El origen del malestar social son las medidas de ajuste que Lenín Moreno tomó hace una semana. Ellas son resultado de un plan de austeridad acordado con el FMI y la contrapartida de un préstamo de $4,2 mil millones de dólares que se va a destinar, según la entidad, a que la “economía ecuatoriana se recupere y sea sostenible”.
El plan de austeridad implica reducir el déficit presupuestal, disminuyendo los gastos del gobierno y aumentando los ingresos. Dentro de la bajada del gasto está contemplado disminuir en un 20 % los salarios de los contratistas temporales, la reducción de las vacaciones de los empleados públicos y el aporte de un día al mes de su salario. De otro lado, las empresas con ingresos anuales de más de US$10 millones deberán hacer un aporte adicional al gobierno.
Buena parte del peso de ajuste lo representa la supresión de los subsidios a los combustibles. Con esto el gobierno ecuatoriano busca economizar cerca de $1,4 mil millones de dólares por año, una medida que se había considerado anteriormente, pero que es tremendamente impopular y por eso no se había tomado.
Así las cosas, la reacción popular se esperaba, pero no con tanta intensidad. A pesar del estado de emergencia por 60 días instaurado el 4 de octubre, no disminuye la cólera por las medidas de austeridad anunciadas. El sector transporte, muy impactado por el fin de las subvenciones públicas a la gasolina y otros combustibles, fue el que inició la protesta pública el pasado 3 de octubre, que terminó con enfrentamientos con la policía y cientos de detenidos por actos de vandalismo.
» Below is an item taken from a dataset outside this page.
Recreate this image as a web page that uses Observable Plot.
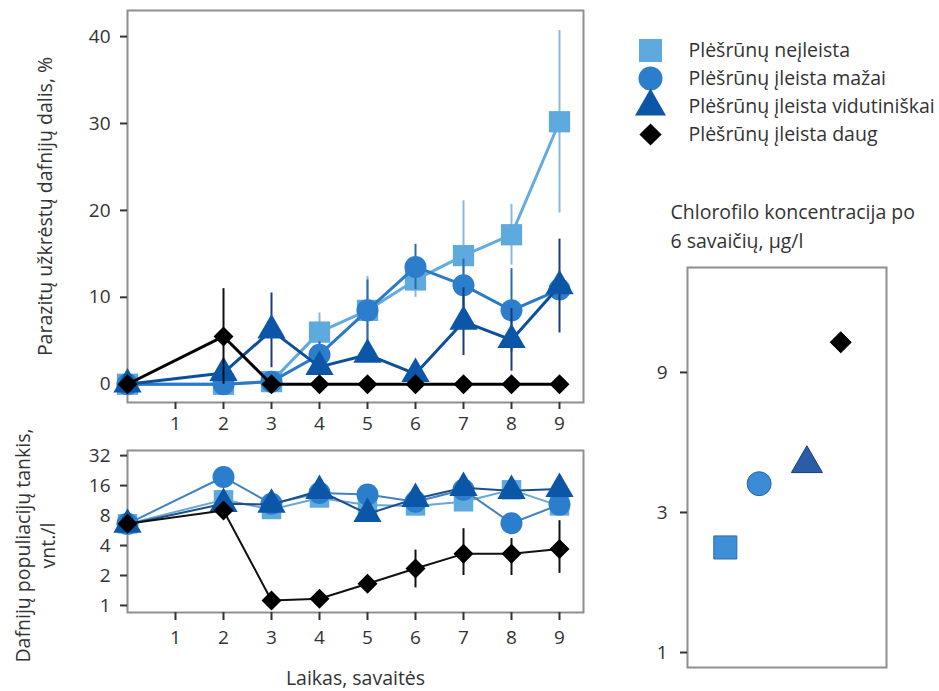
<!DOCTYPE html>
<html><head><meta charset="utf-8">
<script src="https://cdn.jsdelivr.net/npm/d3@7"></script>
<script src="https://cdn.jsdelivr.net/npm/@observablehq/plot@0.6"></script>
<style>
body{margin:0;background:#fff;}
#chart{position:relative;width:939px;height:691px;overflow:hidden;background:#fff;font-family:"Open Sans",sans-serif;}
#chart > svg{position:absolute;}
</style></head><body><div id="chart"></div>
<script>
// ---- data ----
const weeks = [0, 2, 3, 4, 5, 6, 7, 8, 9];
const seriesNames = ["Plėšrūnų neįleista", "Plėšrūnų įleista mažai", "Plėšrūnų įleista vidutiniškai", "Plėšrūnų įleista daug"];
const xTicks = [1, 2, 3, 4, 5, 6, 7, 8, 9];
const infTicks = [0, 10, 20, 30, 40];
const densTicks = [1, 2, 4, 8, 16, 32];
const chlTicks = [1, 3, 9];

// infected daphnia share, %
const infNone = [0, 0, 0.3, 6.0, 8.5, 12.0, 14.8, 17.2, 30.2];
const infNoneErr = [null, null, null, 2.2, 3.9, 2.0, 6.3, 3.5, 10.5];
const infLow = [0, 0, 0.3, 3.4, 8.5, 13.5, 11.4, 8.5, 10.9];
const infLowErr = [null, null, null, 1.5, 3.5, 2.6, 3.0, 4.8, null];
const infMid = [0, 1.3, 6.2, 2.0, 3.4, 1.2, 7.2, 5.1, 11.3];
const infMidErr = [null, null, 4.3, null, null, null, 3.9, 3.6, 5.4];
const infHigh = [0, 5.5, 0, 0, 0, 0, 0, 0, 0];
const infHighErr = [null, 5.5, null, null, null, null, null, null, null];

// daphnia population density, ind./l
const densNone = [6.6, 11.5, 9.2, 12.0, 10.2, 10.0, 11.0, 14.5, 10.0];
const densLow = [6.6, 19.5, 10.5, 13.5, 13.0, 11.0, 14.5, 6.7, 10.3];
const densMid = [6.5, 10.5, 10.3, 14.2, 8.3, 11.8, 15.2, 14.2, 14.8];
const densHigh = [6.6, 9.0, 1.12, 1.17, 1.65, 2.35, 3.3, 3.3, 3.7];
const densHighLo = [null, null, null, null, null, 1.5, 2.0, 2.0, 2.1];
const densHighHi = [null, null, null, null, null, 3.6, 5.9, 4.7, 7.1];

// chlorophyll after 6 weeks, µg/l
const chlX = [0.19, 0.36, 0.60, 0.77];
const chlValue = [2.28, 3.76, 4.4, 11.4];

const topYLabel = "Parazitų užkrėstų dafnijų dalis, %";
const bottomYLabel = "Dafnijų populiacijų tankis,\nvnt./l";
const xLabel = "Laikas, savaitės";
const chlTitle = "Chlorofilo koncentracija po\n6 savaičių, µg/l";

// ---- styles ----
const styles = [
  {symbol: "square",   fill: "#5ea9de", line: "#63abdf", dline: "#6ba5d2", bar: "#86b9e0", r: 12,   rd: 11,   rc: 13,  cfill: "#3f8fd6", cstroke: "#2e6aa6"},
  {symbol: "circle",   fill: "#2c7dcc", line: "#2b79c7", dline: "#4283bf", bar: "#2e6aa8", r: 11,   rd: 11,   rc: 12,  cfill: "#3b8ad6", cstroke: "#2a66a2"},
  {symbol: "triangle", fill: "#0c56a7", line: "#0c4f9c", dline: "#1a4f8c", bar: "#173f70", r: 10.5, rd: 10.5, rc: 11.5, cfill: "#2a5ca8", cstroke: "#173e7a"},
  {symbol: "diamond2", fill: "#000000", line: "#000000", dline: "#111111", bar: "#111111", r: 9,    rd: 9,    rc: 9.5, cfill: "#000000", cstroke: "#000000"}
];

const infVals = [infNone, infLow, infMid, infHigh];
const infErrs = [infNoneErr, infLowErr, infMidErr, infHighErr];
const densVals = [densNone, densLow, densMid, densHigh];

const rows = seriesNames.map((name, s) => weeks.map((w, i) => ({
  series: name, week: w,
  inf: infVals[s][i], infErr: infErrs[s][i],
  dens: densVals[s][i],
  densLo: s === 3 ? densHighLo[i] : null,
  densHi: s === 3 ? densHighHi[i] : null
})));

const font = {fontFamily: "'Open Sans', sans-serif", fontSize: "19px", color: "#333", background: "transparent", overflow: "visible"};
const labelSize = 19.5;
const tickFont = 19;
const frameColor = "#8e8e8e";
const fmt = d => String(d);
const chart = document.getElementById("chart");
function place(svg, left, top) { svg.style.left = left + "px"; svg.style.top = top + "px"; chart.appendChild(svg); }

// ---- top panel ----
const topMarks = [];
rows.forEach((data, s) => {
  const st = styles[s];
  topMarks.push(Plot.ruleX(data.filter(d => d.infErr != null), {x: "week", y1: d => d.inf - d.infErr, y2: d => d.inf + d.infErr, stroke: st.bar, strokeWidth: 2}));
  topMarks.push(Plot.line(data, {x: "week", y: "inf", stroke: st.line, strokeWidth: 3}));
  topMarks.push(Plot.dot(data, {x: "week", y: "inf", symbol: () => st.symbol, fill: st.fill, r: st.r}));
});
const topPlot = Plot.plot({
  width: 600, height: 440, marginLeft: 127, marginRight: 17, marginTop: 10, marginBottom: 38,
  style: font,
  x: {domain: [0, 9.5]},
  y: {domain: [-2.1, 43]},
  symbol: {type: "identity"},
  marks: [
    Plot.frame({stroke: frameColor, strokeWidth: 2}),
    Plot.axisX({ticks: xTicks, tickFormat: fmt, tickSize: 7, tickPadding: 7, strokeWidth: 2, fontSize: tickFont, label: null}),
    Plot.axisY({ticks: infTicks, tickFormat: fmt, tickSize: 7, tickPadding: 10, strokeWidth: 2, fontSize: tickFont, label: null}),
    ...topMarks,
    Plot.text([topYLabel], {text: d => d, frameAnchor: "left", textAnchor: "middle", lineAnchor: "middle", rotate: -90, dx: -82, dy: 0, fill: "#333", fontSize: labelSize})
  ]
});
place(topPlot, 0, 0);

// ---- bottom panel ----
const botMarks = [];
rows.forEach((data, s) => {
  const st = styles[s];
  botMarks.push(Plot.ruleX(data.filter(d => d.densLo != null), {x: "week", y1: "densLo", y2: "densHi", stroke: st.bar, strokeWidth: 2}));
  botMarks.push(Plot.line(data, {x: "week", y: "dens", stroke: st.dline, strokeWidth: 2}));
  botMarks.push(Plot.dot(data, {x: "week", y: "dens", symbol: () => st.symbol, fill: st.fill, r: st.rd}));
});
const botPlot = Plot.plot({
  width: 600, height: 251, marginLeft: 127, marginRight: 17, marginTop: 10, marginBottom: 79,
  style: font,
  x: {domain: [0, 9.5]},
  y: {type: "log", base: 2, domain: [0.85, 36]},
  symbol: {type: "identity"},
  marks: [
    Plot.frame({stroke: frameColor, strokeWidth: 2}),
    Plot.axisX({ticks: xTicks, tickFormat: fmt, tickSize: 8, tickPadding: 10, strokeWidth: 2, fontSize: tickFont, label: null}),
    Plot.axisY({ticks: densTicks, tickFormat: fmt, tickSize: 7, tickPadding: 10, strokeWidth: 2, fontSize: tickFont, label: null}),
    ...botMarks,
    Plot.text([xLabel], {text: d => d, frameAnchor: "bottom", textAnchor: "middle", lineAnchor: "middle", dy: 66, fill: "#333", fontSize: labelSize}),
    Plot.text([bottomYLabel], {text: d => d, frameAnchor: "left", textAnchor: "middle", lineAnchor: "middle", rotate: -90, dx: -93, dy: 14, lineHeight: 1.26, fill: "#333", fontSize: labelSize})
  ]
});
place(botPlot, 0, 440);

// ---- legend ----
const legendData = seriesNames.map((name, s) => ({name, s}));
const legMarks = [];
legendData.forEach(d => {
  const st = styles[d.s];
  legMarks.push(Plot.dot([d], {y: "name", frameAnchor: "left", symbol: () => st.symbol, fill: st.fill, r: st.r + 1}));
});
const legend = Plot.plot({
  width: 339, height: 165, marginLeft: 50, marginRight: 0, marginTop: 50, marginBottom: 31,
  style: font,
  y: {type: "point", domain: seriesNames, padding: 0, axis: null},
  symbol: {type: "identity"},
  marks: [
    ...legMarks,
    Plot.text(legendData, {y: "name", text: "name", frameAnchor: "left", dx: 38, textAnchor: "start", fill: "#333", fontSize: labelSize})
  ]
});
place(legend, 600, 0);

// ---- chlorophyll panel ----
const chlData = seriesNames.map((name, s) => ({name, x: chlX[s], v: chlValue[s], s}));
const chlMarks = chlData.map(d => {
  const st = styles[d.s];
  return Plot.dot([d], {x: "x", y: "v", symbol: () => st.symbol, fill: st.cfill, stroke: st.cstroke, strokeWidth: 1, r: st.rc});
});
const chlPlot = Plot.plot({
  width: 339, height: 531, marginLeft: 87, marginRight: 53, marginTop: 107, marginBottom: 24,
  style: font,
  x: {domain: [0, 1], axis: null},
  y: {type: "log", domain: [0.889, 20.5]},
  symbol: {type: "identity"},
  marks: [
    Plot.frame({stroke: frameColor, strokeWidth: 2}),
    Plot.axisY({ticks: chlTicks, tickFormat: () => "", tickSize: 7, tickPadding: 13, strokeWidth: 2, label: null}),
    Plot.text(chlTicks, {y: d => d, text: fmt, frameAnchor: "left", dx: -20, textAnchor: "end", fill: "#333", fontSize: tickFont}),
    ...chlMarks,
    Plot.text([chlTitle], {text: d => d, frameAnchor: "top-left", dx: -17, dy: -43, textAnchor: "start", lineAnchor: "middle", lineHeight: 1.44, fill: "#333", fontSize: labelSize})
  ]
});
place(chlPlot, 600, 160);
</script></body></html>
La situación se agrava cada vez más. Un frente común de sindicatos de trabajadores, maestros, así como las organizaciones indígenas convocarán una huelga general. En esas condiciones, aduciendo razones de seguridad, el gobierno decidió operar desde Guayaquil, sede del poder económico del Ecuador.
El gobierno insiste en que la revuelta es inspirada desde el exterior, en particular por Nicolás Maduro y por el propio expresidente ecuatoriano Rafael Correa. Este, desde Bélgica donde está prófugo de la justicia de su país, no esconde su ambición de volver al poder de alguna forma –incluso como candidato a la vicepresidencia en las próximas elecciones, igual que Cristina Fernández en Argentina– y de allí su afán de debilitar al gobierno actual.
Buena parte del componente de agitación deriva de la ruptura entre Correa, caudillo al estilo del bolivarianismo chavista, y Lenín Moreno, quien fue su aliado y su delfín político. Tan pronto este llegó al poder, se alejó de toda relación con el eje bolivariano y marcó distancia radical con la herencia recibida. El presidente Moreno ha denunciado corrupción, mala gestión económica y autoritarismo. Fue él quien promovió la limitación de las reelecciones, cortando así de raíz las ambiciones cesaristas de Correa, quien se convirtió en su más enfurecido opositor.
A pesar de insistir en que no revocará sus medidas, es posible que Moreno tenga que ceder en algunas de ellas. Él sabe que los precedentes de grandes movilizaciones en su país generan fuerzas de cambio que , en su caso, podrían derivar en un estado generalizado de ingobernabilidad que, de nuevo, abra paso a corrientes populistas que, ellas sí, echarían al traste las posibilidades de regeneración política y económica del país.